What to do:
Do not repeat pictures. Repeat exactly the lines of the listing below from its first line through the line with "const errLdpc3x3 = [0.008,0.005];".

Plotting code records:
┌──

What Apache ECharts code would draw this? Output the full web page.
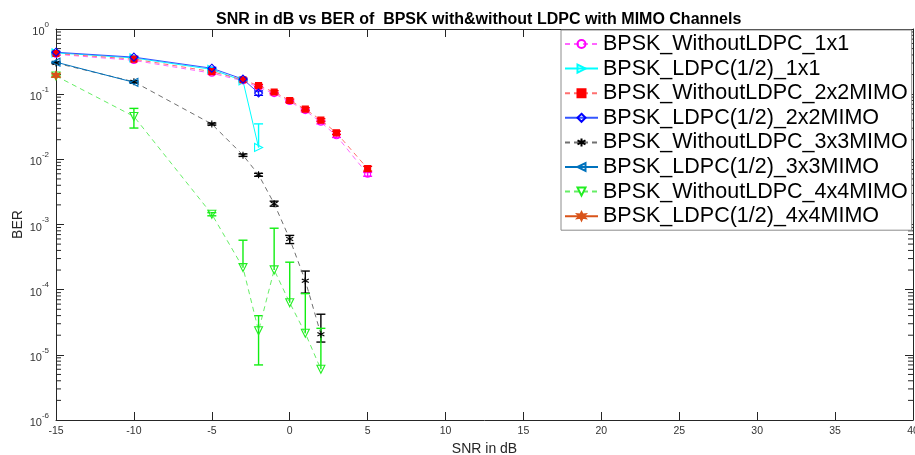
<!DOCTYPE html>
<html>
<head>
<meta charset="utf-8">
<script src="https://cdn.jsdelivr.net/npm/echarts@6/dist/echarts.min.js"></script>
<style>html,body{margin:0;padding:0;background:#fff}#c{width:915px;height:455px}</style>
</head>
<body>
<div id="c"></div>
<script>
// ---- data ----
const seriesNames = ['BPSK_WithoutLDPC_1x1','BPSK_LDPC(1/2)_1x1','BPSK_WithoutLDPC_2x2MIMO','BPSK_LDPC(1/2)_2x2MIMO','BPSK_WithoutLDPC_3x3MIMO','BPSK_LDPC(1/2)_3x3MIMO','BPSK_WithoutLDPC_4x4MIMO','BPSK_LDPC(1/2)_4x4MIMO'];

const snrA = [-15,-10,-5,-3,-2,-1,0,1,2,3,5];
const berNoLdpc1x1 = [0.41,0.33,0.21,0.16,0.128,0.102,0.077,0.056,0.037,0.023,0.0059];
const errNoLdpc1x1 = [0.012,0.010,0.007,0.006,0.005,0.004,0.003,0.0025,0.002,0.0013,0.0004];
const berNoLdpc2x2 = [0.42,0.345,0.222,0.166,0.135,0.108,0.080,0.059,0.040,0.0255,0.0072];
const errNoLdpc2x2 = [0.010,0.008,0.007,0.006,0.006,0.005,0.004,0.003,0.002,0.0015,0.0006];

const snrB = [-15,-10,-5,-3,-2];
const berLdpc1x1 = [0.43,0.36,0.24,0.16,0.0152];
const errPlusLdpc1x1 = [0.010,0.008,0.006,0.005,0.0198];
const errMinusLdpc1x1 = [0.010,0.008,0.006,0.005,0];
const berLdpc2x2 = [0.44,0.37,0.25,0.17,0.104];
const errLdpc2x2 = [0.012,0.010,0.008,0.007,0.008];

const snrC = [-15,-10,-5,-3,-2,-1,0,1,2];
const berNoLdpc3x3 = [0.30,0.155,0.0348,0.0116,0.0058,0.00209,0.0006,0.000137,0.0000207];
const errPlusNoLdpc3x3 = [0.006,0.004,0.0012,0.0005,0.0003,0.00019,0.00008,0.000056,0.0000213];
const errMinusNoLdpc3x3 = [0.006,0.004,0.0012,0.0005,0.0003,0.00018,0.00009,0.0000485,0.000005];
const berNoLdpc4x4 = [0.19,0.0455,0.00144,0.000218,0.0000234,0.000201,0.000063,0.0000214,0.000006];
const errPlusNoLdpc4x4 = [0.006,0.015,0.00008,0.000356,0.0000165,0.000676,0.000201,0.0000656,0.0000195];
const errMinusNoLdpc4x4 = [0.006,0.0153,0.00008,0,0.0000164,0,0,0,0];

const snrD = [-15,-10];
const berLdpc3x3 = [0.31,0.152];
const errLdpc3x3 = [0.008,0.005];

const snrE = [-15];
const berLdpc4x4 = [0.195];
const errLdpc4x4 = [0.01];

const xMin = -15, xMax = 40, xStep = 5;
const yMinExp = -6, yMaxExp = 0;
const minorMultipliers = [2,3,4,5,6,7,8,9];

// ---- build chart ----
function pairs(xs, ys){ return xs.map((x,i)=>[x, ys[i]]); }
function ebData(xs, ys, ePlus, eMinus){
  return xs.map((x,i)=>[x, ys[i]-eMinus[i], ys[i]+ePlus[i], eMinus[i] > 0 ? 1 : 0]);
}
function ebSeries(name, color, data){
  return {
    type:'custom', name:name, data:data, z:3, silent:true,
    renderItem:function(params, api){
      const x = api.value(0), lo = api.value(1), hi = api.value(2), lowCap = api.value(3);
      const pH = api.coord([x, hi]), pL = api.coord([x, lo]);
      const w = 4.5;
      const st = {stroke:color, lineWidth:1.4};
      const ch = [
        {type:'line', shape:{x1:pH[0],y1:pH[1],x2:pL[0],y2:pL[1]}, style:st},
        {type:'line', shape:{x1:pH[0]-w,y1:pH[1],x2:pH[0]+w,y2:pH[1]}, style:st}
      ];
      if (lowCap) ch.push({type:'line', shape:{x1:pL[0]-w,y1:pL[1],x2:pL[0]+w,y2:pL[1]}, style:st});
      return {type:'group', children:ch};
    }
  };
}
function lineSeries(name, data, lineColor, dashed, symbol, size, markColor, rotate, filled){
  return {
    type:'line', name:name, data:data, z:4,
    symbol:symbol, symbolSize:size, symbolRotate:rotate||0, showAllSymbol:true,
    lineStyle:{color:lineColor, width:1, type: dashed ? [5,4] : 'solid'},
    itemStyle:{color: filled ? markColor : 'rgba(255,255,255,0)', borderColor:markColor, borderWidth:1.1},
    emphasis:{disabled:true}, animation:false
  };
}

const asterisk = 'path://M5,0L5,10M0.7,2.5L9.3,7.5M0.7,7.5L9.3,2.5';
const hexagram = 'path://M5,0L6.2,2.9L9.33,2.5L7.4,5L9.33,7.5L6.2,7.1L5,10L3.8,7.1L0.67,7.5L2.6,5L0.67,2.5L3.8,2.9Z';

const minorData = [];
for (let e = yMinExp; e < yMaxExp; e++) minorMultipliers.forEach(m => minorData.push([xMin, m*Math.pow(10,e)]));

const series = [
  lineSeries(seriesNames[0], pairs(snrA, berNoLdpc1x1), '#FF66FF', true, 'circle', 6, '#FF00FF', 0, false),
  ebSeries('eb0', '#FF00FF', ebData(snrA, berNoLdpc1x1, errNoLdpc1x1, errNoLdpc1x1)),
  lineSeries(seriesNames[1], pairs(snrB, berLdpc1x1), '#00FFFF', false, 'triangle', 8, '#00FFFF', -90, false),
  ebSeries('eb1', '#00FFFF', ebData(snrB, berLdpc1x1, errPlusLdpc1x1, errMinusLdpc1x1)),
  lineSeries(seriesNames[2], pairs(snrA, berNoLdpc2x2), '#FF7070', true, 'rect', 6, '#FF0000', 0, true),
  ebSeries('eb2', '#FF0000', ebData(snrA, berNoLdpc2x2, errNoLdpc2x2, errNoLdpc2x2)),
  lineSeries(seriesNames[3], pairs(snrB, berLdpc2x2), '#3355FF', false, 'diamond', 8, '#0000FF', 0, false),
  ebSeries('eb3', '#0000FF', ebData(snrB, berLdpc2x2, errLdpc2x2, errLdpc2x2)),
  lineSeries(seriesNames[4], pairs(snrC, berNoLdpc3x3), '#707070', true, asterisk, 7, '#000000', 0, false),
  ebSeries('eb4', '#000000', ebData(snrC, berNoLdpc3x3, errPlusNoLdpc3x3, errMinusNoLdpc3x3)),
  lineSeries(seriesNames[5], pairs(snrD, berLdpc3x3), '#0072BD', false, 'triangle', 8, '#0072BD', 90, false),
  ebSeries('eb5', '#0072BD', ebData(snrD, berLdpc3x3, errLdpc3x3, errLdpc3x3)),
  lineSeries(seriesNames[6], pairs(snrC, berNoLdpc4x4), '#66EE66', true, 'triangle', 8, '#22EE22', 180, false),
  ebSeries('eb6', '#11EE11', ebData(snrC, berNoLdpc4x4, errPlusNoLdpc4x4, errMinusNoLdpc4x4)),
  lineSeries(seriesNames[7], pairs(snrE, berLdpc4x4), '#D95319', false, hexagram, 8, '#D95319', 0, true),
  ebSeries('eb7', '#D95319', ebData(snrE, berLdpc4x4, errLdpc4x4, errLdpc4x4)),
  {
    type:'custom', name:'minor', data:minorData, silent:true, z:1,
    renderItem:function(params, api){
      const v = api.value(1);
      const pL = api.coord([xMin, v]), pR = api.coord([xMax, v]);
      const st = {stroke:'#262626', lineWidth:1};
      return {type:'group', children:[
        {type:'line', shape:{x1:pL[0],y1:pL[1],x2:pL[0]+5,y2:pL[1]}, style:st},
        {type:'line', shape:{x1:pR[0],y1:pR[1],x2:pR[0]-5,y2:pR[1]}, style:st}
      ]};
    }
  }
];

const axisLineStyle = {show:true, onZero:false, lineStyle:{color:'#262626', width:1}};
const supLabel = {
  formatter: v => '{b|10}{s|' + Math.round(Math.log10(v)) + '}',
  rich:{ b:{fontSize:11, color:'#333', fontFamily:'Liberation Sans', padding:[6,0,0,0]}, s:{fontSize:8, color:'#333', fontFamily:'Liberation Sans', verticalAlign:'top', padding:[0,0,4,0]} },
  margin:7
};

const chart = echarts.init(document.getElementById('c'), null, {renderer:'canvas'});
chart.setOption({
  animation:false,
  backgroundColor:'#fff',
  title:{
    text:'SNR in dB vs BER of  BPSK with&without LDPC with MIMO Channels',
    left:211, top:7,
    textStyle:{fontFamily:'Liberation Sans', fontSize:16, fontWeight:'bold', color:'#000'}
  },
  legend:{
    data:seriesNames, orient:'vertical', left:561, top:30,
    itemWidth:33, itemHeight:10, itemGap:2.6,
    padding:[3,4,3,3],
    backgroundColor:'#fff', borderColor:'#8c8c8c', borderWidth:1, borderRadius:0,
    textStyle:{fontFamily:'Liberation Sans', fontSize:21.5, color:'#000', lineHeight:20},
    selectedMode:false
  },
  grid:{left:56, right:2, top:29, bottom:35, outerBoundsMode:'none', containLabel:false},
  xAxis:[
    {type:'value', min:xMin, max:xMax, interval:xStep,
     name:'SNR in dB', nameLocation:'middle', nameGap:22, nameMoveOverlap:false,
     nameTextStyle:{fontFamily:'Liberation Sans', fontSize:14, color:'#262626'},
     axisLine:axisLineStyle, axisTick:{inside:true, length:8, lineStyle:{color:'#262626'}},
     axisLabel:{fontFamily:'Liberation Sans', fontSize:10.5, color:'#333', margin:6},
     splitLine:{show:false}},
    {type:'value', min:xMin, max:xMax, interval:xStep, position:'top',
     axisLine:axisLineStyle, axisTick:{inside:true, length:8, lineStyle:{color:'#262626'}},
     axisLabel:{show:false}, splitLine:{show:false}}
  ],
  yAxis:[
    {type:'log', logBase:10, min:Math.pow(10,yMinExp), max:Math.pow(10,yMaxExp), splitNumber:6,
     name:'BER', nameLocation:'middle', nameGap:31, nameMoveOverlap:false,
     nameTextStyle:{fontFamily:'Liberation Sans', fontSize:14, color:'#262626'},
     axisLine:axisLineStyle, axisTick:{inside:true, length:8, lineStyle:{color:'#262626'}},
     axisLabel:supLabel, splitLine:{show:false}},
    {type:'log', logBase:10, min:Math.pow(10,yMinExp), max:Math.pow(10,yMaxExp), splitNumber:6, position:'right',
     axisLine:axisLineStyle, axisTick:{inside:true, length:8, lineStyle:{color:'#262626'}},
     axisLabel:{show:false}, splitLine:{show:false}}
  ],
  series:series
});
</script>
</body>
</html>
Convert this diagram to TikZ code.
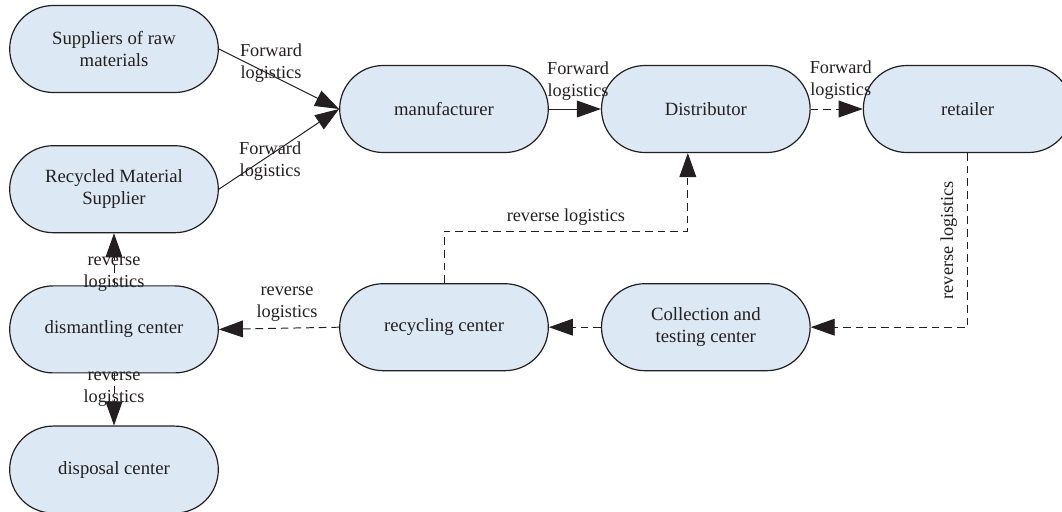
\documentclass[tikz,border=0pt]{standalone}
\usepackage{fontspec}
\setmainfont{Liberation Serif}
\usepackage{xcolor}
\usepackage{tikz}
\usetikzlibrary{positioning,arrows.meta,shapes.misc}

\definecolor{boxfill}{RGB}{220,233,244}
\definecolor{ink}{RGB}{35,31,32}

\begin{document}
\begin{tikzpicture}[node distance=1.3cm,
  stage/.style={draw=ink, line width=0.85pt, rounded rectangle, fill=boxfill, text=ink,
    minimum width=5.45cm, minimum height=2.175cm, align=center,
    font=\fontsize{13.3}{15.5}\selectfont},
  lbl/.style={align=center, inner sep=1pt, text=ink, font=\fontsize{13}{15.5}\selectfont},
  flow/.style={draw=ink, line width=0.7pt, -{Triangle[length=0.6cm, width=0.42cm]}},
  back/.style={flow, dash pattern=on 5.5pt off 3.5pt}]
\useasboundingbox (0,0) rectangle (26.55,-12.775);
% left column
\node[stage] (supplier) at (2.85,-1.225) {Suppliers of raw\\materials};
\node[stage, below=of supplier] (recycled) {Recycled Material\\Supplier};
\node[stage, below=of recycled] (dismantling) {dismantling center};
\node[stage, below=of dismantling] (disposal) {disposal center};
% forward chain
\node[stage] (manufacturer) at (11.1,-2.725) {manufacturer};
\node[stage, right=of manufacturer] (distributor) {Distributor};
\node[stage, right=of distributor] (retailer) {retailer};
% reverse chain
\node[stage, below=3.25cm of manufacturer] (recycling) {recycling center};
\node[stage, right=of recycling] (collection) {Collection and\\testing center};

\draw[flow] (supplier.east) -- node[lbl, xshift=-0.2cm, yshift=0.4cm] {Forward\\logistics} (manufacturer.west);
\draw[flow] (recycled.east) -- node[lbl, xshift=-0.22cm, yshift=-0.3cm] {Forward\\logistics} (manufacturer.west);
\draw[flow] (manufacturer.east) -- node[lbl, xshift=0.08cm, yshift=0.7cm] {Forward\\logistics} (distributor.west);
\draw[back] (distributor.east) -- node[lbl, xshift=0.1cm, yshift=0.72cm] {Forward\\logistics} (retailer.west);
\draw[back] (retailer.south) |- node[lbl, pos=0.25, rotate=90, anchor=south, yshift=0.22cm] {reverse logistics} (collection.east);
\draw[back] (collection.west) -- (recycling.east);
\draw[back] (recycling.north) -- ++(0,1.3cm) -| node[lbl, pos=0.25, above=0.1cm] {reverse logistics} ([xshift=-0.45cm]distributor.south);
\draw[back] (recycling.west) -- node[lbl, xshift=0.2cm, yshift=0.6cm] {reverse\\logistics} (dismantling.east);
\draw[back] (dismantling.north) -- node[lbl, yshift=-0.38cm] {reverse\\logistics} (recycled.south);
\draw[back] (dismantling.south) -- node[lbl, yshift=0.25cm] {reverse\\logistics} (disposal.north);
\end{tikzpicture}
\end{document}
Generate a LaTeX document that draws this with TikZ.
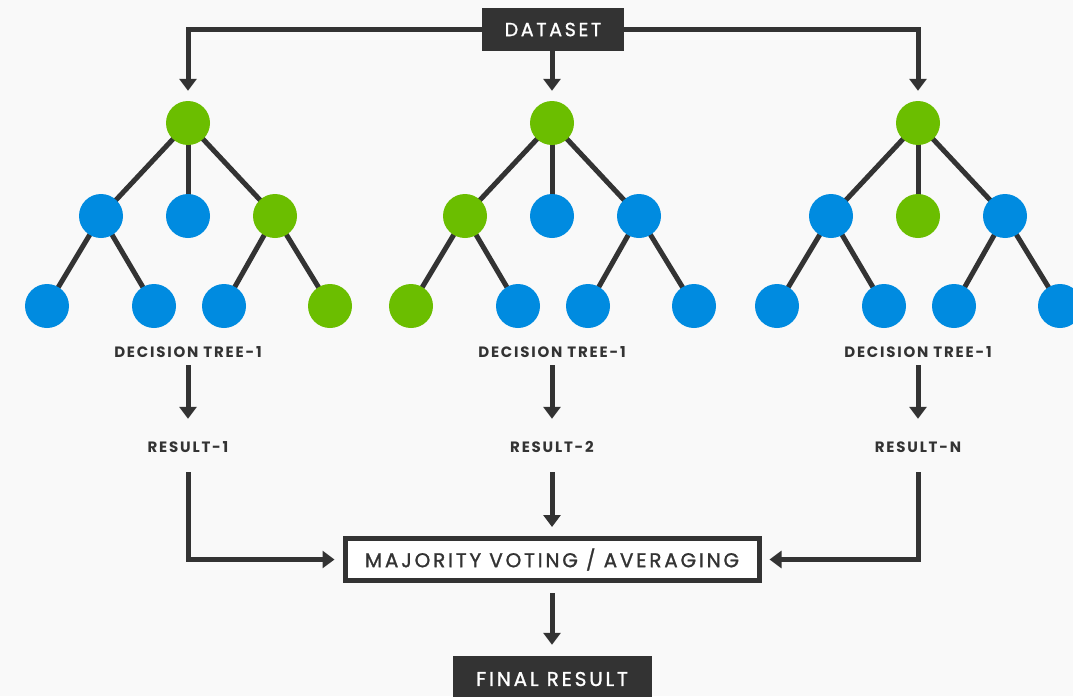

└──

Reply to the task:
What Apache ECharts code would draw this? Output the full web page.
<!DOCTYPE html>
<html>
<head>
<meta charset="utf-8">
<script src="https://cdn.jsdelivr.net/npm/echarts@6/dist/echarts.min.js"></script>
<style>html,body{margin:0;padding:0;background:#fff}#c{width:915px;height:455px}</style>
</head>
<body>
<div id="c"></div>
<script>
// ---- data ----
const seriesNames = ['BPSK_WithoutLDPC_1x1','BPSK_LDPC(1/2)_1x1','BPSK_WithoutLDPC_2x2MIMO','BPSK_LDPC(1/2)_2x2MIMO','BPSK_WithoutLDPC_3x3MIMO','BPSK_LDPC(1/2)_3x3MIMO','BPSK_WithoutLDPC_4x4MIMO','BPSK_LDPC(1/2)_4x4MIMO'];

const snrA = [-15,-10,-5,-3,-2,-1,0,1,2,3,5];
const berNoLdpc1x1 = [0.41,0.33,0.21,0.16,0.128,0.102,0.077,0.056,0.037,0.023,0.0059];
const errNoLdpc1x1 = [0.012,0.010,0.007,0.006,0.005,0.004,0.003,0.0025,0.002,0.0013,0.0004];
const berNoLdpc2x2 = [0.42,0.345,0.222,0.166,0.135,0.108,0.080,0.059,0.040,0.0255,0.0072];
const errNoLdpc2x2 = [0.010,0.008,0.007,0.006,0.006,0.005,0.004,0.003,0.002,0.0015,0.0006];

const snrB = [-15,-10,-5,-3,-2];
const berLdpc1x1 = [0.43,0.36,0.24,0.16,0.0152];
const errPlusLdpc1x1 = [0.010,0.008,0.006,0.005,0.0198];
const errMinusLdpc1x1 = [0.010,0.008,0.006,0.005,0];
const berLdpc2x2 = [0.44,0.37,0.25,0.17,0.104];
const errLdpc2x2 = [0.012,0.010,0.008,0.007,0.008];

const snrC = [-15,-10,-5,-3,-2,-1,0,1,2];
const berNoLdpc3x3 = [0.30,0.155,0.0348,0.0116,0.0058,0.00209,0.0006,0.000137,0.0000207];
const errPlusNoLdpc3x3 = [0.006,0.004,0.0012,0.0005,0.0003,0.00019,0.00008,0.000056,0.0000213];
const errMinusNoLdpc3x3 = [0.006,0.004,0.0012,0.0005,0.0003,0.00018,0.00009,0.0000485,0.000005];
const berNoLdpc4x4 = [0.19,0.0455,0.00144,0.000218,0.0000234,0.000201,0.000063,0.0000214,0.000006];
const errPlusNoLdpc4x4 = [0.006,0.015,0.00008,0.000356,0.0000165,0.000676,0.000201,0.0000656,0.0000195];
const errMinusNoLdpc4x4 = [0.006,0.0153,0.00008,0,0.0000164,0,0,0,0];

const snrD = [-15,-10];
const berLdpc3x3 = [0.31,0.152];
const errLdpc3x3 = [0.008,0.005];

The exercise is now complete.